I realized years after I left that job that most of my colleagues had figured me out, but were being respectful and didn't say anything. Those to whom I have fully come out now -- after I left -- are even better friends than they were co-workers.

I am out where I work now. But as I have said before, I do not run around and wave the rainbow flag, or brag about "my partner and I did ... this-n-that" or talk about gay-related things. I keep focused on my job, am pleasant to colleagues and co-workers, but don't socialize with them (except perhaps for an occasional lunch.) They know that I am in a relationship with another man, and when appropriate, it comes up that I talk about him.
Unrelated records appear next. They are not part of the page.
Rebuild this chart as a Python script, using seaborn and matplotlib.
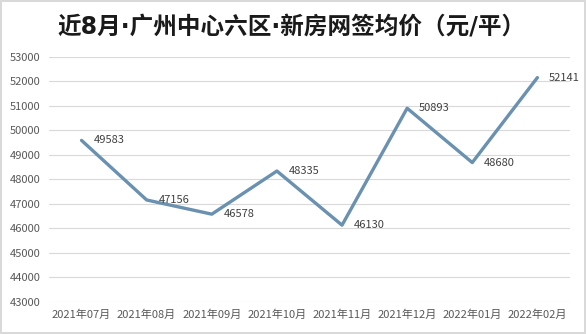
import matplotlib
matplotlib.use("Agg")
import matplotlib.pyplot as plt
import seaborn as sns
import pandas as pd

months = ["2021年07月", "2021年08月", "2021年09月", "2021年10月",
          "2021年11月", "2021年12月", "2022年01月", "2022年02月"]
prices = [49583, 47156, 46578, 48335, 46130, 50893, 48680, 52141]
yticks = list(range(43000, 53001, 1000))

sns.set_theme(style="whitegrid")
plt.rcParams['font.family'] = ['Noto Sans CJK SC', 'DejaVu Sans']

df = pd.DataFrame({"month": months, "price": prices})
df["pos"] = range(len(months))

fig = plt.figure(figsize=(5.86, 3.34), dpi=100)
fig.patch.set_edgecolor("#d9d9d9")
fig.patch.set_linewidth(1.5)
ax = fig.add_axes([0.0836, 0.0958, 0.889, 0.735])

sns.lineplot(data=df, x="pos", y="price", ax=ax, color="#6a91b0", linewidth=2.4)

for x, y in zip(df["pos"], df["price"]):
    ax.annotate(f"{y}", (x, y), xytext=(8.5, 0), textcoords="offset points",
                ha="left", va="center", fontsize=8, color="#404040")

ax.set_xlim(-0.5, len(months) - 0.5)
ax.set_ylim(43000, 53000)
ax.set_yticks(yticks)
ax.set_xticks(range(len(months)))
ax.set_xticklabels(months)
ax.set_xlabel("")
ax.set_ylabel("")
ax.grid(axis="x", visible=False)
ax.grid(axis="y", color="#d9d9d9", linewidth=0.8)
for s in ax.spines.values():
    s.set_visible(False)
ax.tick_params(axis="both", labelsize=8, colors="#595959", length=0)
ax.tick_params(axis="x", pad=5.5)
ax.tick_params(axis="y", pad=6)

fig.text(0.498, 0.92, "近8月·广州中心六区·新房网签均价（元/平）", ha="center", va="center",
         fontsize=17, fontweight="bold", color="#1a1a1a",
         family=['DejaVu Sans', 'Noto Sans CJK SC'])

fig.savefig("out.png", dpi=100)
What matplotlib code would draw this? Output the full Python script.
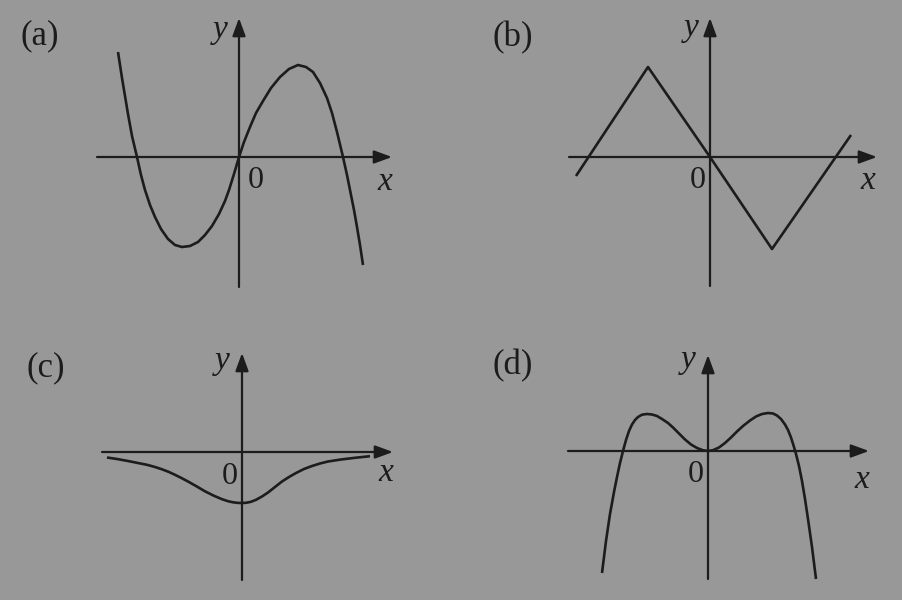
import matplotlib.pyplot as plt

# --- DATA: points, in pixels from each panel's origin (x right, y up) ---
# (a) cubic-like curve
a_x = [-121, -117, -114, -111, -107, -102, -98, -94, -89, -84, -78, -71, -64, -57, -49,
       -41, -34, -27, -20, -14, -10, -5, 0, 5, 11, 17, 24, 32, 41, 50, 59, 67, 74, 81,
       88, 93, 98, 104, 108, 111, 115, 118, 121, 124]
a_y = [105, 79, 61, 43, 21, 0, -18, -33, -48, -60, -72, -82, -88, -90, -89,
       -85, -78, -69, -57, -44, -33, -17, 0, 15, 30, 44, 56, 69, 80, 88, 92, 90, 85, 74,
       59, 44, 25, 0, -18, -33, -53, -70, -88, -108]

# (b) zig-zag
b_x = [-134, -62, 0, 62, 141]
b_y = [-19, 90, 0, -92, 22]

# (c) shallow dip below the x axis
c_x = [-135, -125, -114, -104, -95, -87, -80, -73, -67, -60, -54, -46, -37, -28, -20, -14,
       -9, -4, 0, 4, 9, 14, 20, 26, 33, 40, 47, 54, 62, 70, 78, 86, 99, 113, 128]
c_y = [-5.5, -7, -9, -11, -12.8, -15, -17.3, -20, -22.8, -26.3, -29.5, -34, -39.3, -43.8,
       -47.2, -49.2, -50.3, -50.9, -51, -50.8, -49.8, -47.8, -44.5, -40.5, -35, -29.5, -25,
       -21, -17, -14, -11.5, -9.5, -7.5, -5.8, -4.2]

# (d) two humps, both ends going down
d_x = [-106, -102, -98, -94, -91, -88, -85, -82, -79, -76, -73, -70, -66, -61, -56, -51,
       -46, -40, -35, -29, -23, -17, -11, -5, 0, 5, 11, 17, 23, 29, 35, 42, 48, 54, 60,
       65, 69, 73, 77, 80, 83, 86, 88, 91, 94, 97, 100, 104, 108]
d_y = [-122, -90, -63, -41, -26, -12, 0, 11, 20, 26.5, 31, 34, 36.3, 37, 36.5, 35,
       32, 28, 23.5, 17.5, 11.5, 6.5, 3, 0.7, 0, 0.8, 3.5, 8, 13.5, 19.5, 25, 30.5, 34.5, 37, 38,
       37.5, 35.5, 32, 26.5, 21, 13.5, 4, -3, -15, -30, -48, -68, -96, -128]

panel_names = ['(a)', '(b)', '(c)', '(d)']
series = [(a_x, a_y), (b_x, b_y), (c_x, c_y), (d_x, d_y)]

# --- LAYOUT (pixels) ---
W, H = 902, 600
origins = [(239, 157), (710, 157), (242, 452), (708, 451)]
x_axis_ext = [(-142, 153), (-141, 167), (-140, 151), (-140, 161)]
y_axis_ext = [(-130, 139), (-129, 139), (-128, 99), (-128, 96)]
name_pos = [(40, 36), (513, 38), (46, 368), (513, 366)]
zero_off = [(17, -24), (-12, -24), (-12, -24), (-12, -23)]
xlab_off = [(146, -25), (158, -24), (144, -21), (154, -29)]
ylab_off = [(-19, 127), (-19, 129), (-20, 91), (-20, 91)]

bg = '#989898'
ink = '#1c1c1c'
serif = ['Liberation Serif', 'DejaVu Serif']

fig = plt.figure(figsize=(W / 100, H / 100), dpi=100)
fig.patch.set_facecolor(bg)

for i in range(4):
    ox, oy = origins[i]
    # one transparent axes per panel over the whole figure, 1 unit = 1 pixel
    ax = fig.add_axes([0, 0, 1, 1])
    ax.set_xlim(-ox, W - ox)
    ax.set_ylim(oy - H, oy)
    ax.axis('off')
    ax.patch.set_alpha(0)

    arrow = dict(arrowstyle='-|>,head_length=0.9,head_width=0.33', lw=1.6,
                 color=ink, shrinkA=0, shrinkB=0, mutation_scale=12)
    x0, x1 = x_axis_ext[i]
    y0, y1 = y_axis_ext[i]
    ax.annotate('', xy=(x1, 0), xytext=(x0, 0), arrowprops=arrow)
    ax.annotate('', xy=(0, y1), xytext=(0, y0), arrowprops=arrow)

    xs, ys = series[i]
    ax.plot(xs, ys, color=ink, lw=1.9, solid_joinstyle='round', solid_capstyle='butt')

    ax.text(*zero_off[i], '0', fontsize=23, family=serif, color=ink, ha='center', va='center')
    ax.text(*xlab_off[i], 'x', fontsize=24, family=serif, style='italic', color=ink,
            ha='center', va='center')
    ax.text(*ylab_off[i], 'y', fontsize=24, family=serif, style='italic', color=ink,
            ha='center', va='center')

    px, py = name_pos[i]
    fig.text(px / W, 1 - py / H, panel_names[i], fontsize=25, family=serif, color=ink,
             ha='center', va='center')

fig.savefig('out.png', dpi=100, facecolor=bg)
I feel more relaxed and much more productive at work, because I don't have to find ways to hide who I am and what composes my character. I have always believed a great deal in personal integrity, so by being out at work, I can maintain a higher level of personal integrity, which does two things for me: 1) it earns me more respect from co-workers and management; and 2) I don't have to waste a lot of time creating stories or finding ways to avoid certain situations. I can apply the time I spent activity closeting my behavior on doing the job I was hired to do. Thus, I am perceived to be more highly productive than almost anyone else. It even resulted in a bonus last week.

Life is short: be who you are, and be honest with yourself.